→ **Your instructions**: Return every line below as is, leaving out the pictures.
— begin Data excerpt —
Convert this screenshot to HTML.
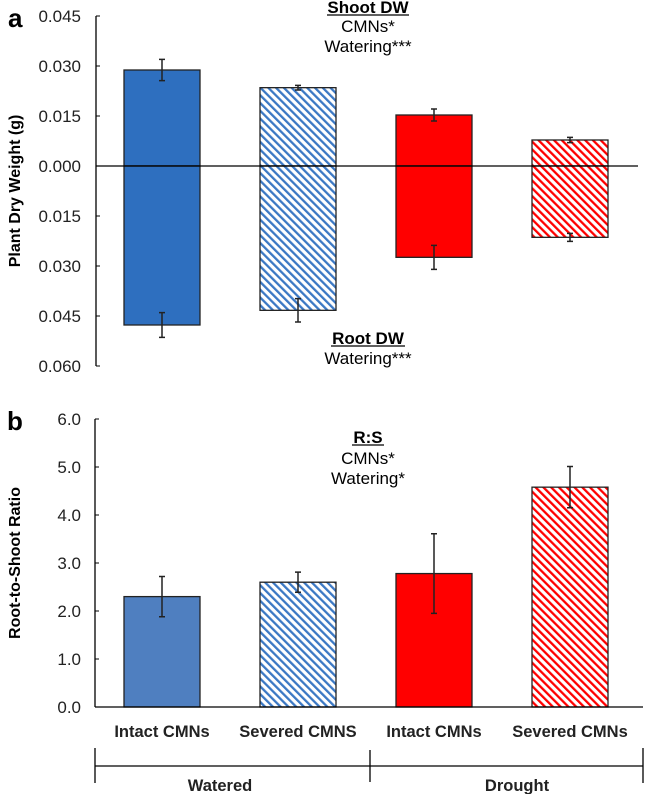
<!DOCTYPE html>
<html><head><meta charset="utf-8"><style>
body{margin:0;background:#fff}
svg{display:block;font-family:"Liberation Sans",Arial,sans-serif}
</style></head><body>
<svg id="chart" width="645" height="794" viewBox="0 0 645 794" xmlns="http://www.w3.org/2000/svg">
<defs>
<pattern id="hb" patternUnits="userSpaceOnUse" width="5.5" height="6" patternTransform="rotate(-45)">
<rect width="5.5" height="6" fill="#fff"/><rect x="0" y="0" width="2.3" height="6" fill="#3b78c4"/></pattern>
<pattern id="hr" patternUnits="userSpaceOnUse" width="5.5" height="6" patternTransform="rotate(-45)">
<rect width="5.5" height="6" fill="#fff"/><rect x="0" y="0" width="2.3" height="6" fill="#ff0000"/></pattern>
</defs>
<g id="a"></g>
<g id="b"></g>
</svg>
<script>
const categories=["Intact CMNs","Severed CMNS","Intact CMNs","Severed CMNs"];
const shootVals=[0.0288,0.0235,0.0153,0.0078];
const shootErr=[0.0032,0.0007,0.0018,0.0008];
const rootVals=[0.0477,0.0433,0.0274,0.0214];
const rootErr=[0.0037,0.0035,0.0036,0.0012];
const aTicks=["0.045","0.030","0.015","0.000","0.015","0.030","0.045","0.060"];
const rsVals=[2.3,2.6,2.78,4.58];
const rsErr=[0.42,0.21,0.83,0.43];
const bTicks=["0.0","1.0","2.0","3.0","4.0","5.0","6.0"];
const groups=["Watered","Drought"];

const NS="http://www.w3.org/2000/svg";
function mk(parent,tag,attrs,text){const e=document.createElementNS(NS,tag);for(const k in attrs)e.setAttribute(k,attrs[k]);if(text!==undefined)e.textContent=text;parent.appendChild(e);return e;}
const fills=["#2e6fbf","url(#hb)","#ff0000","url(#hr)"];
const fillsB=["#4f7fc0","url(#hb)","#ff0000","url(#hr)"];
const bx=i=>124+i*136, BW=76;

// Panel a
const A=document.getElementById('a');
const ya=v=>166-v*(50/0.015);
let e;
e=mk(A,'text',{x:8,y:27,'font-size':26,'font-weight':'bold'},'a');

aTicks.forEach((t,i)=>{const v=0.045-i*0.015;
 e=mk(A,'text',{x:81,y:ya(v)+6,'font-size':17,'text-anchor':'end',fill:'#222'},t);
 
 mk(A,'line',{x1:96,x2:100,y1:ya(v),y2:ya(v),stroke:'#000'});});
e=mk(A,'text',{x:0,y:0,'font-size':16,'font-weight':'bold','text-anchor':'middle',transform:`translate(20,${ya(-0.0075)}) rotate(-90)`},'Plant Dry Weight (g)');

shootVals.forEach((v,i)=>{const x=bx(i);
 e=mk(A,'rect',{x:x,y:ya(v),width:BW,height:ya(0)-ya(v),fill:fills[i],stroke:'#222','stroke-width':1.3});
 
 const cx=x+BW/2;
 e=mk(A,'path',{d:`M${cx-3},${ya(v+shootErr[i])}h6M${cx},${ya(v+shootErr[i])}V${ya(v-shootErr[i])}M${cx-3},${ya(v-shootErr[i])}h6`,stroke:'#222','stroke-width':1.5,fill:'none'});
 });
rootVals.forEach((v,i)=>{const x=bx(i);
 e=mk(A,'rect',{x:x,y:ya(0),width:BW,height:ya(-v)-ya(0),fill:fills[i],stroke:'#222','stroke-width':1.3});
 
 const cx=x+BW/2,t=ya(-v+rootErr[i]),b=ya(-v-rootErr[i]);
 e=mk(A,'path',{d:`M${cx-3},${t}h6M${cx},${t}V${b}M${cx-3},${b}h6`,stroke:'#222','stroke-width':1.5,fill:'none'});
 });
mk(A,'line',{x1:96,x2:96,y1:ya(0.045),y2:ya(-0.06),stroke:'#000','stroke-width':1.3});
e=mk(A,'line',{x1:96,x2:638,y1:ya(0),y2:ya(0),stroke:'#000','stroke-width':1.3});

e=mk(A,'text',{x:368,y:13,'font-size':17,'font-weight':'bold','text-anchor':'middle'},'Shoot DW');

mk(A,'line',{x1:327,x2:409,y1:15,y2:15,stroke:'#000','stroke-width':1.3});
mk(A,'text',{x:368,y:32,'font-size':17,'text-anchor':'middle'},'CMNs*');
mk(A,'text',{x:368,y:52,'font-size':17,'text-anchor':'middle'},'Watering***');
e=mk(A,'text',{x:368,y:344,'font-size':17,'font-weight':'bold','text-anchor':'middle'},'Root DW');

mk(A,'line',{x1:331,x2:405,y1:346,y2:346,stroke:'#000','stroke-width':1.3});
mk(A,'text',{x:368,y:364,'font-size':17,'text-anchor':'middle'},'Watering***');

// Panel b
const B=document.getElementById('b');
const yb=v=>707-v*48;
e=mk(B,'text',{x:7,y:430,'font-size':26,'font-weight':'bold'},'b');

bTicks.forEach((t,i)=>{
 e=mk(B,'text',{x:81,y:yb(i)+6,'font-size':17,'text-anchor':'end',fill:'#222'},t);
 
 mk(B,'line',{x1:95,x2:99,y1:yb(i),y2:yb(i),stroke:'#000'});});
e=mk(B,'text',{x:0,y:0,'font-size':16,'font-weight':'bold','text-anchor':'middle',transform:`translate(20,${yb(3)}) rotate(-90)`},'Root-to-Shoot Ratio');

rsVals.forEach((v,i)=>{const x=bx(i);
 e=mk(B,'rect',{x:x,y:yb(v),width:BW,height:yb(0)-yb(v),fill:fillsB[i],stroke:'#222','stroke-width':1.3});
 
 const cx=x+BW/2,t=yb(v+rsErr[i]),b=yb(v-rsErr[i]);
 e=mk(B,'path',{d:`M${cx-3},${t}h6M${cx},${t}V${b}M${cx-3},${b}h6`,stroke:'#222','stroke-width':1.5,fill:'none'});
 
 e=mk(B,'text',{x:cx,y:737,'font-size':16.5,'font-weight':'bold','text-anchor':'middle',fill:'#222'},categories[i]);
 });
mk(B,'line',{x1:95,x2:95,y1:yb(6),y2:yb(0),stroke:'#000','stroke-width':1.3});
mk(B,'line',{x1:95,x2:643,y1:yb(0),y2:yb(0),stroke:'#000','stroke-width':1.3});
e=mk(B,'path',{d:'M95,748V783M370,750V782M643,748V783M95,766H643',stroke:'#000','stroke-width':1.3,fill:'none'});

groups.forEach((g,i)=>{e=mk(B,'text',{x:i?517:220,y:791,'font-size':16.5,'font-weight':'bold','text-anchor':'middle',fill:'#222'},g);
 });
e=mk(B,'text',{x:368,y:443,'font-size':17,'font-weight':'bold','text-anchor':'middle'},'R:S');

mk(B,'line',{x1:352,x2:384,y1:445,y2:445,stroke:'#000','stroke-width':1.3});
mk(B,'text',{x:368,y:464,'font-size':17,'text-anchor':'middle'},'CMNs*');
mk(B,'text',{x:368,y:484,'font-size':17,'text-anchor':'middle'},'Watering*');
</script>
</body></html>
— end Data excerpt —
→ **Task response**:
Convert this screenshot to HTML.
<!DOCTYPE html>
<html><head><meta charset="utf-8"><style>
body{margin:0;background:#fff}
svg{display:block;font-family:"Liberation Sans",Arial,sans-serif}
</style></head><body>
<svg id="chart" width="645" height="794" viewBox="0 0 645 794" xmlns="http://www.w3.org/2000/svg">
<defs>
<pattern id="hb" patternUnits="userSpaceOnUse" width="5.5" height="6" patternTransform="rotate(-45)">
<rect width="5.5" height="6" fill="#fff"/><rect x="0" y="0" width="2.3" height="6" fill="#3b78c4"/></pattern>
<pattern id="hr" patternUnits="userSpaceOnUse" width="5.5" height="6" patternTransform="rotate(-45)">
<rect width="5.5" height="6" fill="#fff"/><rect x="0" y="0" width="2.3" height="6" fill="#ff0000"/></pattern>
</defs>
<g id="a"></g>
<g id="b"></g>
</svg>
<script>
const categories=["Intact CMNs","Severed CMNS","Intact CMNs","Severed CMNs"];
const shootVals=[0.0288,0.0235,0.0153,0.0078];
const shootErr=[0.0032,0.0007,0.0018,0.0008];
const rootVals=[0.0477,0.0433,0.0274,0.0214];
const rootErr=[0.0037,0.0035,0.0036,0.0012];
const aTicks=["0.045","0.030","0.015","0.000","0.015","0.030","0.045","0.060"];
const rsVals=[2.3,2.6,2.78,4.58];
const rsErr=[0.42,0.21,0.83,0.43];
const bTicks=["0.0","1.0","2.0","3.0","4.0","5.0","6.0"];
const groups=["Watered","Drought"];

const NS="http://www.w3.org/2000/svg";
function mk(parent,tag,attrs,text){const e=document.createElementNS(NS,tag);for(const k in attrs)e.setAttribute(k,attrs[k]);if(text!==undefined)e.textContent=text;parent.appendChild(e);return e;}
const fills=["#2e6fbf","url(#hb)","#ff0000","url(#hr)"];
const fillsB=["#4f7fc0","url(#hb)","#ff0000","url(#hr)"];
const bx=i=>124+i*136, BW=76;

// Panel a
const A=document.getElementById('a');
const ya=v=>166-v*(50/0.015);
let e;
e=mk(A,'text',{x:8,y:27,'font-size':26,'font-weight':'bold'},'a');

aTicks.forEach((t,i)=>{const v=0.045-i*0.015;
 e=mk(A,'text',{x:81,y:ya(v)+6,'font-size':17,'text-anchor':'end',fill:'#222'},t);
 
 mk(A,'line',{x1:96,x2:100,y1:ya(v),y2:ya(v),stroke:'#000'});});
e=mk(A,'text',{x:0,y:0,'font-size':16,'font-weight':'bold','text-anchor':'middle',transform:`translate(20,${ya(-0.0075)}) rotate(-90)`},'Plant Dry Weight (g)');

shootVals.forEach((v,i)=>{const x=bx(i);
 e=mk(A,'rect',{x:x,y:ya(v),width:BW,height:ya(0)-ya(v),fill:fills[i],stroke:'#222','stroke-width':1.3});
 
 const cx=x+BW/2;
 e=mk(A,'path',{d:`M${cx-3},${ya(v+shootErr[i])}h6M${cx},${ya(v+shootErr[i])}V${ya(v-shootErr[i])}M${cx-3},${ya(v-shootErr[i])}h6`,stroke:'#222','stroke-width':1.5,fill:'none'});
 });
rootVals.forEach((v,i)=>{const x=bx(i);
 e=mk(A,'rect',{x:x,y:ya(0),width:BW,height:ya(-v)-ya(0),fill:fills[i],stroke:'#222','stroke-width':1.3});
 
 const cx=x+BW/2,t=ya(-v+rootErr[i]),b=ya(-v-rootErr[i]);
 e=mk(A,'path',{d:`M${cx-3},${t}h6M${cx},${t}V${b}M${cx-3},${b}h6`,stroke:'#222','stroke-width':1.5,fill:'none'});
 });
mk(A,'line',{x1:96,x2:96,y1:ya(0.045),y2:ya(-0.06),stroke:'#000','stroke-width':1.3});
e=mk(A,'line',{x1:96,x2:638,y1:ya(0),y2:ya(0),stroke:'#000','stroke-width':1.3});

e=mk(A,'text',{x:368,y:13,'font-size':17,'font-weight':'bold','text-anchor':'middle'},'Shoot DW');

mk(A,'line',{x1:327,x2:409,y1:15,y2:15,stroke:'#000','stroke-width':1.3});
mk(A,'text',{x:368,y:32,'font-size':17,'text-anchor':'middle'},'CMNs*');
mk(A,'text',{x:368,y:52,'font-size':17,'text-anchor':'middle'},'Watering***');
e=mk(A,'text',{x:368,y:344,'font-size':17,'font-weight':'bold','text-anchor':'middle'},'Root DW');

mk(A,'line',{x1:331,x2:405,y1:346,y2:346,stroke:'#000','stroke-width':1.3});
mk(A,'text',{x:368,y:364,'font-size':17,'text-anchor':'middle'},'Watering***');

// Panel b
const B=document.getElementById('b');
const yb=v=>707-v*48;
e=mk(B,'text',{x:7,y:430,'font-size':26,'font-weight':'bold'},'b');

bTicks.forEach((t,i)=>{
 e=mk(B,'text',{x:81,y:yb(i)+6,'font-size':17,'text-anchor':'end',fill:'#222'},t);
 
 mk(B,'line',{x1:95,x2:99,y1:yb(i),y2:yb(i),stroke:'#000'});});
e=mk(B,'text',{x:0,y:0,'font-size':16,'font-weight':'bold','text-anchor':'middle',transform:`translate(20,${yb(3)}) rotate(-90)`},'Root-to-Shoot Ratio');

rsVals.forEach((v,i)=>{const x=bx(i);
 e=mk(B,'rect',{x:x,y:yb(v),width:BW,height:yb(0)-yb(v),fill:fillsB[i],stroke:'#222','stroke-width':1.3});
 
 const cx=x+BW/2,t=yb(v+rsErr[i]),b=yb(v-rsErr[i]);
 e=mk(B,'path',{d:`M${cx-3},${t}h6M${cx},${t}V${b}M${cx-3},${b}h6`,stroke:'#222','stroke-width':1.5,fill:'none'});
 
 e=mk(B,'text',{x:cx,y:737,'font-size':16.5,'font-weight':'bold','text-anchor':'middle',fill:'#222'},categories[i]);
 });
mk(B,'line',{x1:95,x2:95,y1:yb(6),y2:yb(0),stroke:'#000','stroke-width':1.3});
mk(B,'line',{x1:95,x2:643,y1:yb(0),y2:yb(0),stroke:'#000','stroke-width':1.3});
e=mk(B,'path',{d:'M95,748V783M370,750V782M643,748V783M95,766H643',stroke:'#000','stroke-width':1.3,fill:'none'});

groups.forEach((g,i)=>{e=mk(B,'text',{x:i?517:220,y:791,'font-size':16.5,'font-weight':'bold','text-anchor':'middle',fill:'#222'},g);
 });
e=mk(B,'text',{x:368,y:443,'font-size':17,'font-weight':'bold','text-anchor':'middle'},'R:S');

mk(B,'line',{x1:352,x2:384,y1:445,y2:445,stroke:'#000','stroke-width':1.3});
mk(B,'text',{x:368,y:464,'font-size':17,'text-anchor':'middle'},'CMNs*');
mk(B,'text',{x:368,y:484,'font-size':17,'text-anchor':'middle'},'Watering*');
</script>
</body></html>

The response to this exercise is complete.